Lately, it seems that there are more than a few bad apples standing at the front of our fair city’s classrooms.
Philadelphia public schools are under investigation for recent accusations of adult cheating on Pennsylvania System of School Assessment exams in 53 District schools in the past five years. As if that wasn’t enough of a blow to the reputation of the national education system, 178 teachers and principals in Atlanta Public Schools have been found guilty of raising students’ test scores in what is being called the biggest cheating scandal in America.
At this rate, it’d be no surprise if more scandals are unearthed in the coming months. For the first time, it’s out of the hands of school officials. There’s now a major law enforcement investigation into teacher cheating. The media coverage of Philadelphia and Atlanta is prompting a closer look at student test scores and patterns across the country, which should launch a nationwide domino effect.
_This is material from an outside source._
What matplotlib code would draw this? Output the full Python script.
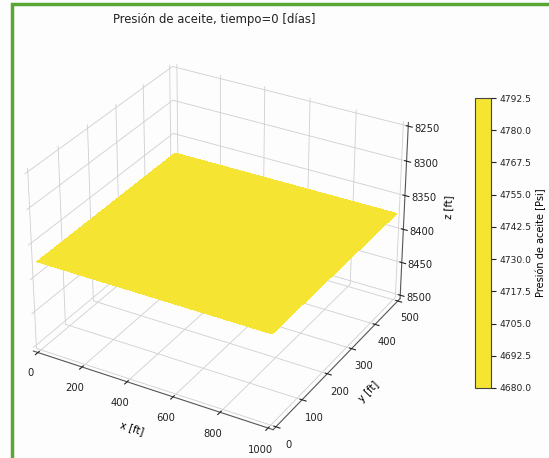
import numpy as np
import matplotlib
matplotlib.use("Agg")
import matplotlib.pyplot as plt
from matplotlib.colors import ListedColormap, Normalize
from matplotlib.cm import ScalarMappable
from matplotlib.patches import Rectangle

plt.rcParams["axes3d.automargin"] = True
plt.rcParams["grid.color"] = "#cfcfcf"
plt.rcParams["grid.linewidth"] = 0.6
plt.rcParams["text.color"] = "#222222"
plt.rcParams["xtick.color"] = "#222222"
plt.rcParams["ytick.color"] = "#222222"

# Reservoir grid (cell edges, ft) and layer depth
x_ft = [0.0, 500.0, 1000.0]
y_ft = [0.0, 250.0, 500.0]
depth_ft = 8375.0

# Oil pressure at t = 0 days (psi), uniform over the grid
pressure_psi = [[4792.5, 4792.5],
                [4792.5, 4792.5]]
p_min, p_max = 4680.0, 4792.5
cbar_ticks = [4680.0, 4692.5, 4705.0, 4717.5, 4730.0, 4742.5,
              4755.0, 4767.5, 4780.0, 4792.5]
z_ticks = [8250, 8300, 8350, 8400, 8450, 8500]

yellow = "#f5e532"
cmap = ListedColormap([yellow])
norm = Normalize(vmin=p_min, vmax=p_max)

fig = plt.figure(figsize=(5.49, 4.58), dpi=100)
fig.patch.set_facecolor("#fdfdfd")

ax = fig.add_axes([-0.009, 0.02, 0.80, 0.90], projection="3d")
ax.set_facecolor("#fdfdfd")
ax.set_box_aspect(None, zoom=1.035)
X, Y = np.meshgrid(x_ft, y_ft)
Z = np.full_like(X, depth_ft)
P = np.array(pressure_psi)
face = cmap(norm(P))
ax.plot_surface(X, Y, Z, facecolors=face, shade=False, linewidth=0,
                antialiased=False)

ax.set_xlim(0, 1000)
ax.set_ylim(0, 500)
ax.set_zlim(8500, 8250)
ax.set_zticks(z_ticks)
ax.set_xlabel("x [ft]", fontsize=7.2, labelpad=-2)
ax.set_ylabel("y [ft]", fontsize=7.2, labelpad=-2)
ax.set_zlabel("z [ft]", fontsize=7.2, labelpad=-2)
ax.tick_params(labelsize=7.2, pad=0)
for a in (ax.xaxis, ax.yaxis, ax.zaxis):
    a.set_pane_color((1.0, 1.0, 1.0, 0.0))
    a.line.set_color("#555555")
    a.line.set_linewidth(0.8)
ax.set_title("Presión de aceite, tiempo=0 [días]", fontsize=8.4, y=1.10)

cax = fig.add_axes([0.866, 0.153, 0.028, 0.633])
sm = ScalarMappable(norm=norm, cmap=cmap)
cb = fig.colorbar(sm, cax=cax, ticks=cbar_ticks)
cb.ax.tick_params(labelsize=6.6, pad=2.5)
cb.ax.set_yticklabels([f"{t:.1f}" for t in cbar_ticks])
cb.set_label("Presión de aceite [Psi]", fontsize=7, labelpad=3)
cb.outline.set_edgecolor("#444444")

# Green frame around the figure
fig.patches.append(Rectangle((11.5 / 549, -0.1), 1.2, 1 - 3.5 / 458 + 0.1,
                             transform=fig.transFigure, fill=False,
                             edgecolor="#5aa632", linewidth=2.5, zorder=10))

fig.savefig("out.png", dpi=100, facecolor=fig.get_facecolor())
Parents and government officials are outraged. How could people – educators, no less – be so dishonest? How could they manipulate the system and put so many jobs at risk? More importantly, how could they cheat children?
It’s easy to see the issue in black and white. Cheaters are bad guys. But there a lot of factors working against the education system that make the issue decidedly gray.
For one, the American public school system works with incentives. Funding is typically performance-based. Thanks to a ridiculous obsession with standardized scores, schools with higher test scores receive more money for supplies and programs. Teachers who can raise scores or show significant improvement on a yearly basis earn bonuses – in the case of the Atlanta school system, those could be worth around $25,000.
At the other extreme, schools with low scores face teacher and principal firings or complete school closings. This system supports the idea that scribbled-in letter bubbles are a sufficient depiction of what goes on in these schools instead of actually stepping foot inside them.
With the odds stacked so dramatically, it’s incredibly difficult to resist the temptation to cheat. Teachers and principals alike are facing enormous pressure to come up with results when they don’t have much to work with. In Philadelphia, officials voted last month to close 23 public schools – that’s about 10 percent of the total amount in the city. There isn’t room in the budget to adequately support any schools, let alone those that are falling short with test grades.
Meanwhile, former Auburn University football players have come forward to claim that former coach Gene Chizik allegedly changed grades, including switching former defensive back Mike McNeil from an F to a C before the 2011 BCS Championship game against Oregon, to make athletes eligible to play as well as allegedly offering them several thousand dollars each to return to the university instead of entering the NFL draft.
This news of manipulation of student athlete grades from Auburn came out around the height of the public school district scandals, but that’s pretty much where the similarities end.
Was there a violation of moral codes in both cases? Yes, but public school cheating is more in line with a survival-of-the-fittest perspective while Auburn seems to cultivate the somehow still-present ideology that athleticism is superior to intellect. It undermined and undervalued the potential of student-athletes to perform in the classroom and instilled a harsh belief that worth was limited to their physical strength on the football field. Officials in this situation took the easy way out to earn their championship win.
Allegedly, of course.
Again, it would be simpler to sum up all this controversy in layman’s terms and crucify the accused for being bad people, etc. But it’s important to focus on what the past month is revealing about our societal norms.
Public school officials are being prosecuted for their wrongdoing when a pay incentive system already puts them on thin ice and college sports are still being held up to totally different standards of treatment and punishment.
Education cannot be measured in standardized test scores and it cannot be outweighed by athleticism. If we want to point fingers in these cases, we better acknowledge the construction of the world we live in and the stress induced on the accused.